◆ Collected material
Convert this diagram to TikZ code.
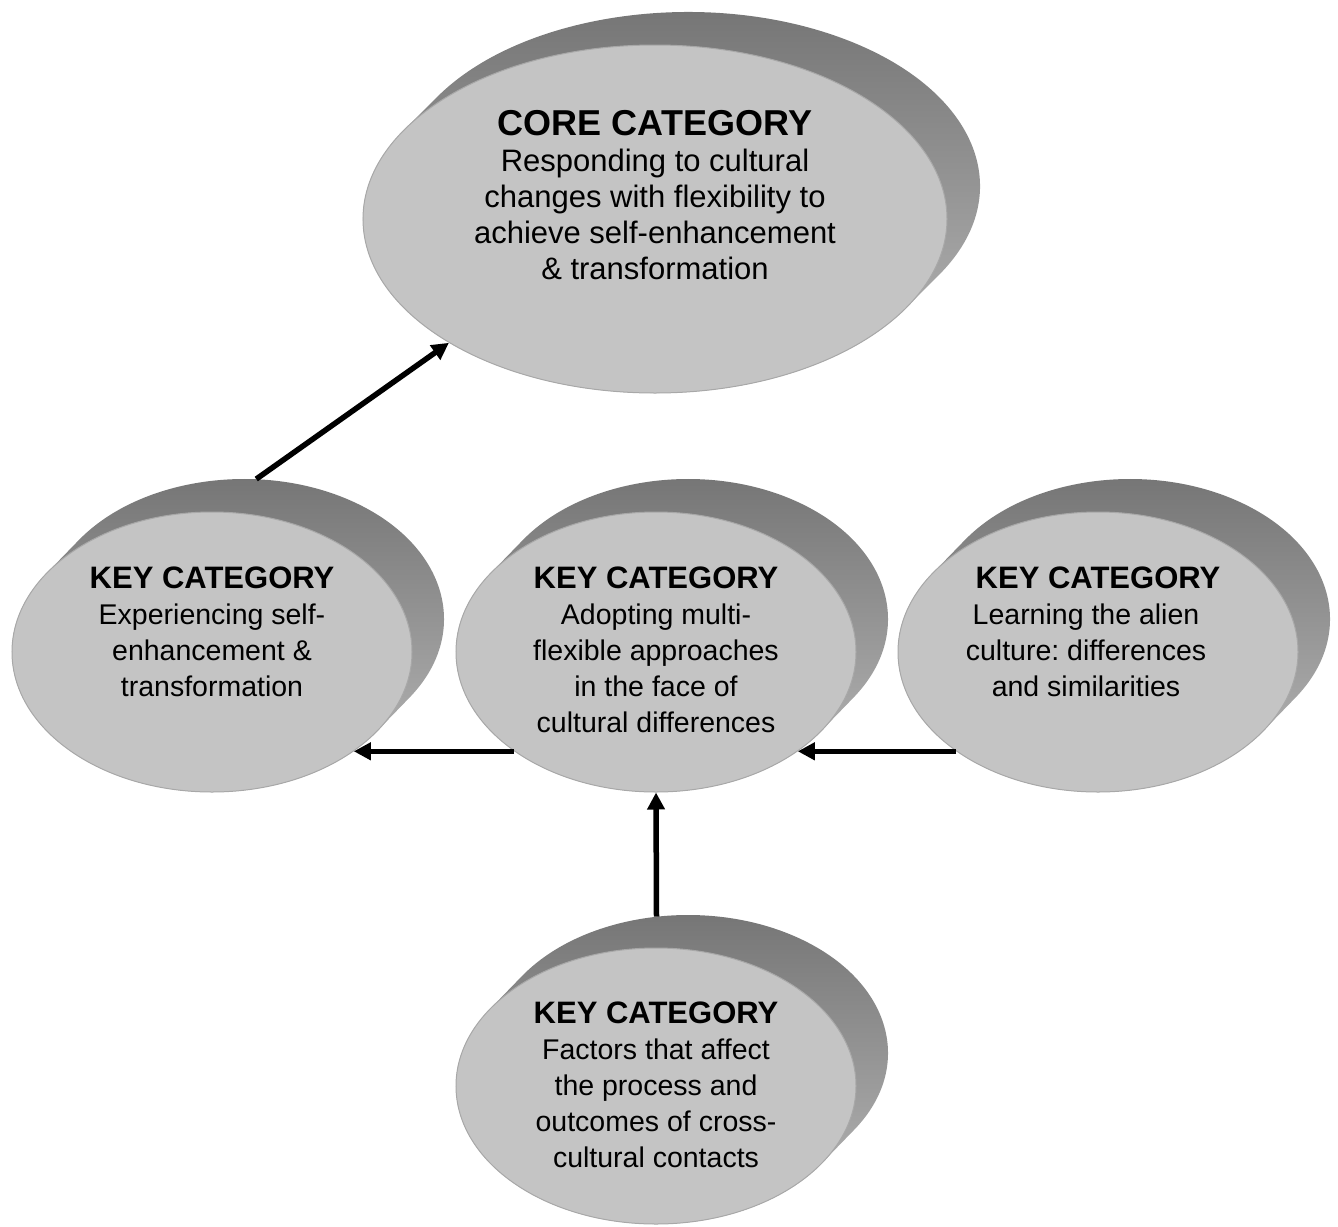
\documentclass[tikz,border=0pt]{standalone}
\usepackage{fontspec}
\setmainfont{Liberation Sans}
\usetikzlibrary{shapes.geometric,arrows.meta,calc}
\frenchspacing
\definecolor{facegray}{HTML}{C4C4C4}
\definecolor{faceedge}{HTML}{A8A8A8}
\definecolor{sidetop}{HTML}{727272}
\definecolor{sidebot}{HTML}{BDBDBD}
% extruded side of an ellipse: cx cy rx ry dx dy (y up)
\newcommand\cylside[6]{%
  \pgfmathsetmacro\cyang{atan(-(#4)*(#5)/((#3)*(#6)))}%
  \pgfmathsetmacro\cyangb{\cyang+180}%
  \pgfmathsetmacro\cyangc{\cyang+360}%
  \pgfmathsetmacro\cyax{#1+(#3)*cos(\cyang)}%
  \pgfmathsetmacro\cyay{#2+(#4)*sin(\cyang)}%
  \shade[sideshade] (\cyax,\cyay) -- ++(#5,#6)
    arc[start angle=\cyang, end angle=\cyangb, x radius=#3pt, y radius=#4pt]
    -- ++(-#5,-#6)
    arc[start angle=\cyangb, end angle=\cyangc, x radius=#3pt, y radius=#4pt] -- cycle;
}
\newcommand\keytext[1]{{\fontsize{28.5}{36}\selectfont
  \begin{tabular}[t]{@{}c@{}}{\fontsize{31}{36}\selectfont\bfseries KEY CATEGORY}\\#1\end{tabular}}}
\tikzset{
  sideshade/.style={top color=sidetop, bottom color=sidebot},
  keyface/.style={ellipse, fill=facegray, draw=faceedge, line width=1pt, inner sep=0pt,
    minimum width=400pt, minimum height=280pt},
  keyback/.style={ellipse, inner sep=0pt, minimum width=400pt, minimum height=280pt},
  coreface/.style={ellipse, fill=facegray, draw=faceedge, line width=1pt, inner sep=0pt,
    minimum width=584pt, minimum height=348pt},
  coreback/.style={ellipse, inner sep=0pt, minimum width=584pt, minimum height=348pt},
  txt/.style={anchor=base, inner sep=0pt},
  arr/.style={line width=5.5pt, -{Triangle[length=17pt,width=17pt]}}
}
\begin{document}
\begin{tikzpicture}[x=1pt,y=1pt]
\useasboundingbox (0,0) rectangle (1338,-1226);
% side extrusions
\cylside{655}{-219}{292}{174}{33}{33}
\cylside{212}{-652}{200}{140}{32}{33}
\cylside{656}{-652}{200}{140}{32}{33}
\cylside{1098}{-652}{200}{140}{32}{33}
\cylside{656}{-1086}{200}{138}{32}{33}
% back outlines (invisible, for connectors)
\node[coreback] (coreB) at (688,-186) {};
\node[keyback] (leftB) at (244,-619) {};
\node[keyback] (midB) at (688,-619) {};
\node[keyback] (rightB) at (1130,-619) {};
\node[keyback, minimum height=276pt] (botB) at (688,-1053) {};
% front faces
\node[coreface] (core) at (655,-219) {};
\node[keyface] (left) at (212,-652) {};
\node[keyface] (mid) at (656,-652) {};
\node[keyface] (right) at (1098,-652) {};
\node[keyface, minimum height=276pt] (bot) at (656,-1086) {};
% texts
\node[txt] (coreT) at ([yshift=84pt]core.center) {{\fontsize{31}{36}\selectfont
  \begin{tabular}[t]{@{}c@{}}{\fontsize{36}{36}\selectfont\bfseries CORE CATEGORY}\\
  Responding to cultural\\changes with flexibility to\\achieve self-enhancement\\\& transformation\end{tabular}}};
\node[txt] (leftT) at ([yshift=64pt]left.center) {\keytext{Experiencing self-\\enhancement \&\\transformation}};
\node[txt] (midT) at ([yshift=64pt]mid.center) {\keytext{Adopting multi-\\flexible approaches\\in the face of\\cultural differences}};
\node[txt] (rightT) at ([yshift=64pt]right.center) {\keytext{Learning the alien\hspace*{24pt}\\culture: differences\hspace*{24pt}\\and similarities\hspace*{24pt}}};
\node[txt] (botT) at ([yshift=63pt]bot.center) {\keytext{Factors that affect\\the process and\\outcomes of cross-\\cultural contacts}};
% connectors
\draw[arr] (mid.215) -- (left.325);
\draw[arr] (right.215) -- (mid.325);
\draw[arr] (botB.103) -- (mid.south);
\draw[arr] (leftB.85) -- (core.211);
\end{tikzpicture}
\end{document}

◆ Directive
Give an exact copy of the material, leaving out every picture.

◆ Exercise result
Convert this diagram to TikZ code.
\documentclass[tikz,border=0pt]{standalone}
\usepackage{fontspec}
\setmainfont{Liberation Sans}
\usetikzlibrary{shapes.geometric,arrows.meta,calc}
\frenchspacing
\definecolor{facegray}{HTML}{C4C4C4}
\definecolor{faceedge}{HTML}{A8A8A8}
\definecolor{sidetop}{HTML}{727272}
\definecolor{sidebot}{HTML}{BDBDBD}
% extruded side of an ellipse: cx cy rx ry dx dy (y up)
\newcommand\cylside[6]{%
  \pgfmathsetmacro\cyang{atan(-(#4)*(#5)/((#3)*(#6)))}%
  \pgfmathsetmacro\cyangb{\cyang+180}%
  \pgfmathsetmacro\cyangc{\cyang+360}%
  \pgfmathsetmacro\cyax{#1+(#3)*cos(\cyang)}%
  \pgfmathsetmacro\cyay{#2+(#4)*sin(\cyang)}%
  \shade[sideshade] (\cyax,\cyay) -- ++(#5,#6)
    arc[start angle=\cyang, end angle=\cyangb, x radius=#3pt, y radius=#4pt]
    -- ++(-#5,-#6)
    arc[start angle=\cyangb, end angle=\cyangc, x radius=#3pt, y radius=#4pt] -- cycle;
}
\newcommand\keytext[1]{{\fontsize{28.5}{36}\selectfont
  \begin{tabular}[t]{@{}c@{}}{\fontsize{31}{36}\selectfont\bfseries KEY CATEGORY}\\#1\end{tabular}}}
\tikzset{
  sideshade/.style={top color=sidetop, bottom color=sidebot},
  keyface/.style={ellipse, fill=facegray, draw=faceedge, line width=1pt, inner sep=0pt,
    minimum width=400pt, minimum height=280pt},
  keyback/.style={ellipse, inner sep=0pt, minimum width=400pt, minimum height=280pt},
  coreface/.style={ellipse, fill=facegray, draw=faceedge, line width=1pt, inner sep=0pt,
    minimum width=584pt, minimum height=348pt},
  coreback/.style={ellipse, inner sep=0pt, minimum width=584pt, minimum height=348pt},
  txt/.style={anchor=base, inner sep=0pt},
  arr/.style={line width=5.5pt, -{Triangle[length=17pt,width=17pt]}}
}
\begin{document}
\begin{tikzpicture}[x=1pt,y=1pt]
\useasboundingbox (0,0) rectangle (1338,-1226);
% side extrusions
\cylside{655}{-219}{292}{174}{33}{33}
\cylside{212}{-652}{200}{140}{32}{33}
\cylside{656}{-652}{200}{140}{32}{33}
\cylside{1098}{-652}{200}{140}{32}{33}
\cylside{656}{-1086}{200}{138}{32}{33}
% back outlines (invisible, for connectors)
\node[coreback] (coreB) at (688,-186) {};
\node[keyback] (leftB) at (244,-619) {};
\node[keyback] (midB) at (688,-619) {};
\node[keyback] (rightB) at (1130,-619) {};
\node[keyback, minimum height=276pt] (botB) at (688,-1053) {};
% front faces
\node[coreface] (core) at (655,-219) {};
\node[keyface] (left) at (212,-652) {};
\node[keyface] (mid) at (656,-652) {};
\node[keyface] (right) at (1098,-652) {};
\node[keyface, minimum height=276pt] (bot) at (656,-1086) {};
% texts
\node[txt] (coreT) at ([yshift=84pt]core.center) {{\fontsize{31}{36}\selectfont
  \begin{tabular}[t]{@{}c@{}}{\fontsize{36}{36}\selectfont\bfseries CORE CATEGORY}\\
  Responding to cultural\\changes with flexibility to\\achieve self-enhancement\\\& transformation\end{tabular}}};
\node[txt] (leftT) at ([yshift=64pt]left.center) {\keytext{Experiencing self-\\enhancement \&\\transformation}};
\node[txt] (midT) at ([yshift=64pt]mid.center) {\keytext{Adopting multi-\\flexible approaches\\in the face of\\cultural differences}};
\node[txt] (rightT) at ([yshift=64pt]right.center) {\keytext{Learning the alien\hspace*{24pt}\\culture: differences\hspace*{24pt}\\and similarities\hspace*{24pt}}};
\node[txt] (botT) at ([yshift=63pt]bot.center) {\keytext{Factors that affect\\the process and\\outcomes of cross-\\cultural contacts}};
% connectors
\draw[arr] (mid.215) -- (left.325);
\draw[arr] (right.215) -- (mid.325);
\draw[arr] (botB.103) -- (mid.south);
\draw[arr] (leftB.85) -- (core.211);
\end{tikzpicture}
\end{document}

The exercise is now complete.